Formulation

Given the empirical distribution \(\hat P\) from the training data \(\{(x_i, y_i)\}\), we consider the following (distance-based) distributionally robust optimization formulations under the machine learning context. In general, DRO optimizes over the worst-case loss and satisfies the following structure:

\[ \min_{f \in \mathcal{F}}\max_{Q \in \mathcal{P}}\mathbb{E}_Q[\ell(f(X), Y)], \]

where \(\mathcal{P}\) is denoted as the ambiguity set.

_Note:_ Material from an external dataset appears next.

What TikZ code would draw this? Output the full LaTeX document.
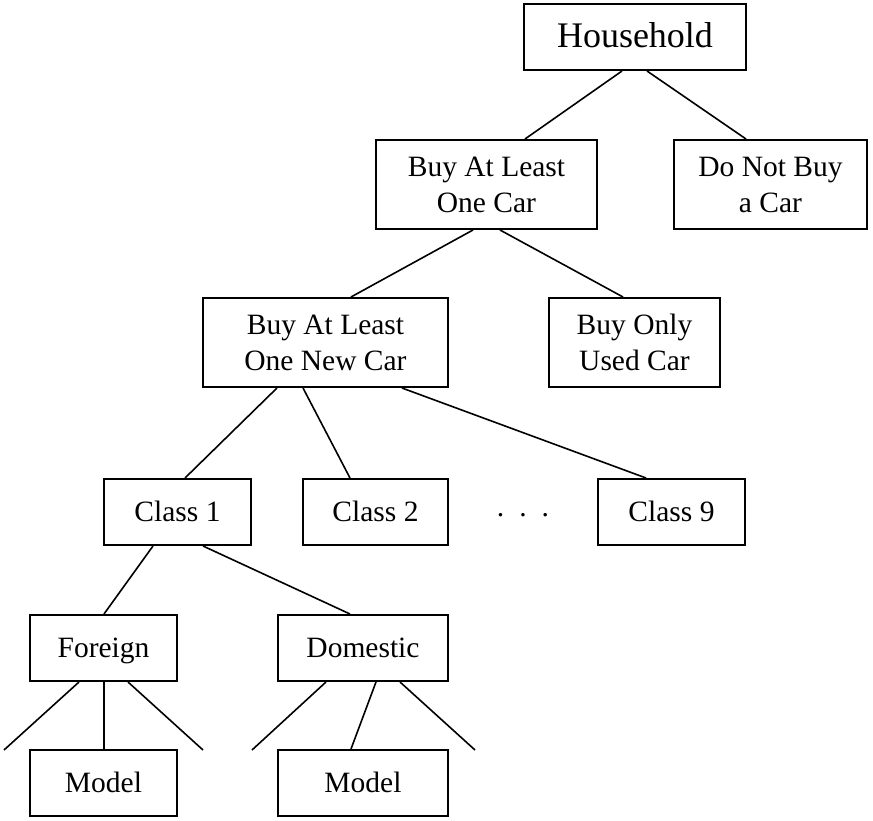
\documentclass[tikz,border=0pt]{standalone}
\usepackage{fontspec}
\setmainfont{Liberation Serif}
\begin{document}
\begin{tikzpicture}[x=1pt,y=-1pt,
  box/.style={draw, line width=1.6pt, inner sep=0pt, align=center,
    font=\fontsize{29.5}{36}\selectfont},
  smallbox/.style={box, minimum height=66.4pt, text height=20pt, text depth=2pt},
  tallbox/.style={box, minimum height=89.4pt},
  conn/.style={line width=1.6pt}]
\useasboundingbox (0,0) rectangle (873,821);
% level 0
\node[smallbox, minimum width=222.4pt, font=\fontsize{36}{40}\selectfont, text height=24pt, text depth=3pt] (hh) at (635,37) {Household};
% level 1
\node[tallbox, minimum width=221.4pt] (baloc) at (486.5,184.5) {Buy At Least\\One Car};
\node[tallbox, minimum width=193.4pt] (dnb) at (770.5,184.5) {Do Not Buy\\a Car};
% level 2
\node[tallbox, minimum width=245.4pt] (new) at (325.5,342.5) {Buy At Least\\One New Car};
\node[tallbox, minimum width=171.4pt] (used) at (634.5,342.5) {Buy Only\\Used Car};
% level 3
\node[smallbox, minimum width=147.4pt] (c1) at (177.5,512) {Class 1};
\node[smallbox, minimum width=145.4pt] (c2) at (375.5,512) {Class 2};
\node[font=\fontsize{29.5}{36}\selectfont, inner sep=0pt] (dots) at (523,515) {.\hspace{15pt}.\hspace{15pt}.};
\node[smallbox, minimum width=147.4pt] (c9) at (671.5,512) {Class 9};
% level 4
\node[smallbox, minimum width=147.4pt] (for) at (103.5,648) {Foreign};
\node[smallbox, minimum width=170.4pt] (dom) at (363,648) {Domestic};
% level 5
\node[smallbox, minimum width=147.4pt] (m1) at (103.5,783) {Model};
\node[smallbox, minimum width=170.4pt] (m2) at (363,783) {Model};
% free ends
\coordinate (fl) at (4,750);
\coordinate (fr) at (203,750);
\coordinate (dl) at (252,750);
\coordinate (dr) at (475,750);
% connectors
\draw[conn] ([xshift=-13pt]hh.south) -- ([xshift=38.5pt]baloc.north);
\draw[conn] ([xshift=12pt]hh.south) -- ([xshift=-24.5pt]dnb.north);
\draw[conn] ([xshift=-13.5pt]baloc.south) -- ([xshift=25.5pt]new.north);
\draw[conn] ([xshift=13.5pt]baloc.south) -- ([xshift=-11.5pt]used.north);
\draw[conn] ([xshift=-48.5pt]new.south) -- ([xshift=7.5pt]c1.north);
\draw[conn] ([xshift=-22.5pt]new.south) -- ([xshift=-25.5pt]c2.north);
\draw[conn] ([xshift=76.5pt]new.south) -- ([xshift=-25.5pt]c9.north);
\draw[conn] ([xshift=-24.5pt]c1.south) -- ([xshift=0.5pt]for.north);
\draw[conn] ([xshift=25.5pt]c1.south) -- ([xshift=-13pt]dom.north);
\draw[conn] ([xshift=-24.5pt]for.south) -- (fl);
\draw[conn] ([xshift=0.3pt]for.south) -- ([xshift=0.3pt]m1.north);
\draw[conn] ([xshift=24.5pt]for.south) -- (fr);
\draw[conn] ([xshift=-37pt]dom.south) -- (dl);
\draw[conn] ([xshift=13pt]dom.south) -- ([xshift=-12pt]m2.north);
\draw[conn] ([xshift=37pt]dom.south) -- (dr);
\end{tikzpicture}
\end{document}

Usually, it satisfies the following structure:

\[ \mathcal{P}(d, \epsilon) = \{Q: d(Q, \hat P) \leq \epsilon\}. \]

Here, \(d(\cdot, \cdot)\) is a notion of distance between probability measures and \(\epsilon\) captures the size of the ambiguity set.

Given each function class \(\mathcal{F}\), we classify all the models into the following cases, where each case can be further classified given each distance type \(d\).

Synthetic Data Generation

Following the general pipeline of “Data -> Model -> Evaluation / Diagnostics”, we first integrate different kinds of synthetic data generating mechanisms into dro, including:

Python Module Function Name Description




dro.src.data.dataloader_classification
classification_basic Basic classification task
classification_DN21 Following Section 3.1.1 of
"Learning Models with Uniform Performance via Distributionally Robust Optimization"
classification_SNVD20 Following Section 5.1 of
"Certifying Some Distributional Robustness with Principled Adversarial Training"
classification_LWLC Following Section 4.1 (Classification) of
"Distributionally Robust Optimization with Data Geometry"

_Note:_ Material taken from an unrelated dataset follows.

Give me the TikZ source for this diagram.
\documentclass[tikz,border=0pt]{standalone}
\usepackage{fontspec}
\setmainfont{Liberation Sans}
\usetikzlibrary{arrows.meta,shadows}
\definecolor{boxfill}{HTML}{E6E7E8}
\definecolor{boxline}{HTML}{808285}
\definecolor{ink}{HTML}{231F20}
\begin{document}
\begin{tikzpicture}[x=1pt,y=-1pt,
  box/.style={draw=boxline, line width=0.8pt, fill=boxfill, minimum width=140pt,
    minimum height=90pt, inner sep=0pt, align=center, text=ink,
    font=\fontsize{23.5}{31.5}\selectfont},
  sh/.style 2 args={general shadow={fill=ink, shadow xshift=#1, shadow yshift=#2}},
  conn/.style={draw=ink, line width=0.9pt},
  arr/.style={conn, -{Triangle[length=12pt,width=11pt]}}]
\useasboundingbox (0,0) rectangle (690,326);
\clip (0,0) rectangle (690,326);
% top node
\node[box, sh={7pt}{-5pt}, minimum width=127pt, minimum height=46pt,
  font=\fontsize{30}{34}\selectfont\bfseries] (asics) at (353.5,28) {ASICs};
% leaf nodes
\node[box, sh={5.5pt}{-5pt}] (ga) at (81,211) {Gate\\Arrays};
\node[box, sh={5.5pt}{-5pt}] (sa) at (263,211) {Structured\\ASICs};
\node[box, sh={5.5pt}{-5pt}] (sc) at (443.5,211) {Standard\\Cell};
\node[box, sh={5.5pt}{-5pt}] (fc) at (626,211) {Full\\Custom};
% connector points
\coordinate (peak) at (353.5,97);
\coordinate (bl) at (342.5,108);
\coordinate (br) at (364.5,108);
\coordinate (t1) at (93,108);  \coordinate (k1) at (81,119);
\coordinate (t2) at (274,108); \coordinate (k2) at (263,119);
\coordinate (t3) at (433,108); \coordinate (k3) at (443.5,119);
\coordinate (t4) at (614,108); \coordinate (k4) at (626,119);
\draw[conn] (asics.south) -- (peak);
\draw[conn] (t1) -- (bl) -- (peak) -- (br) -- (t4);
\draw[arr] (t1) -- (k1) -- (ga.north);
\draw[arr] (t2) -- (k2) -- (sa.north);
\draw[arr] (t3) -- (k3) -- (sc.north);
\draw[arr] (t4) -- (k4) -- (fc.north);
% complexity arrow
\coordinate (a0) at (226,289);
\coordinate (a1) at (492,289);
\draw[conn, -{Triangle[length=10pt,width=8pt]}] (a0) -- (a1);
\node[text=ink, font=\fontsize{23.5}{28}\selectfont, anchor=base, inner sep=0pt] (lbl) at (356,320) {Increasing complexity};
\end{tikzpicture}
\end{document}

dro.src.data.dataloader_regression
regression_basic Basic regression task
regression_DN20_1 Following Section 3.1.2 of
"Learning Models with Uniform Performance via Distributionally Robust Optimization"
regression_DN20_2 Following Section 3.1.3 of
"Learning Models with Uniform Performance via Distributionally Robust Optimization"
regression_DN20_3 Following Section 3.3 of
"Learning Models with Uniform Performance via Distributionally Robust Optimization"
regression_LWLC Following Section 4.1 (Regression)
of "Distributionally Robust Optimization with Data Geometry"

Linear

We discuss the implementations of different classification and regression losses,

Classification:

  • SVM Loss (svm): \(\ell(f(X), Y) = \max\{1 - Y (\theta^{\top}X + b), 0\}.\)

  • Logistic Loss (logistic): \(\ell(f(X), Y) = \log(1 + \exp(-Y(\theta^{\top}X + b))).\)

Note that in classification tasks, \(Y \in \{-1, 1\}\).

Regression:

  • Least Absolute Deviation (lad): \(\ell(f(X), Y) = |Y - \theta^{\top}X - b|\).

  • Ordinary Least Squares (ols): \(\ell(f(X), Y) = (Y - \theta^{\top} X - b)^2\).

Above, we designate the model_type as the names in parentheses.

And our package can support (\(\ell_2\) linear regression), \(\max\{1 - Y \theta^{\top}X, 0\}\) (SVM loss) and etc.

Across the linear module, we designate the vector \(\theta = (\theta_1,\ldots, \theta_p)\) as theta and \(b\) as b.

Besides this, we support other loss types.

Solvers support:

We support DRO methods including:

  • WDRO: (Basic) Wasserstein DRO, Satisificing Wasserstein DRO;

  • Standard \(f\)-DRO: KL-DRO, \(\chi^2\)-DRO, TV-DRO;

  • Generalized \(f\)-DRO: CVaR-DRO, Marginal DRO (CVaR), Conditional DRO (CVaR);

  • MMD-DRO;

  • Bayesian-based DRO: Bayesian-PDRO, PDRO

  • Mixed-DRO: Sinkhorn-DRO, HR-DRO, MOT-DRO, Outlier-Robust Wasserstein DRO (OR-Wasserstein DRO).

Neural Network

Given the complexity of neural networks, many of the explicit optimization algorithms are not applicable. And we implement four DRO methods in an “approximate” way, including:

  • \(\chi^2\)-DRO;

  • CVaR-DRO;

  • Wasserstein DRO: we approximate it via adversarial training;

  • Holistic Robust DRO.

Furthermore, the model architectures supported in dro include:

  • Linear Models;

  • Vanilla MLP;

  • AlexNet;

  • ResNet18.

And the users could also use their own model architecture (please refer to the update function in BaseNNDRO).

Reference:

  • Daniel Kuhn, Soroosh Shafiee, and Wolfram Wiesemann. Distributionally robust optimization. arXiv preprint arXiv:2411.02549, 2024.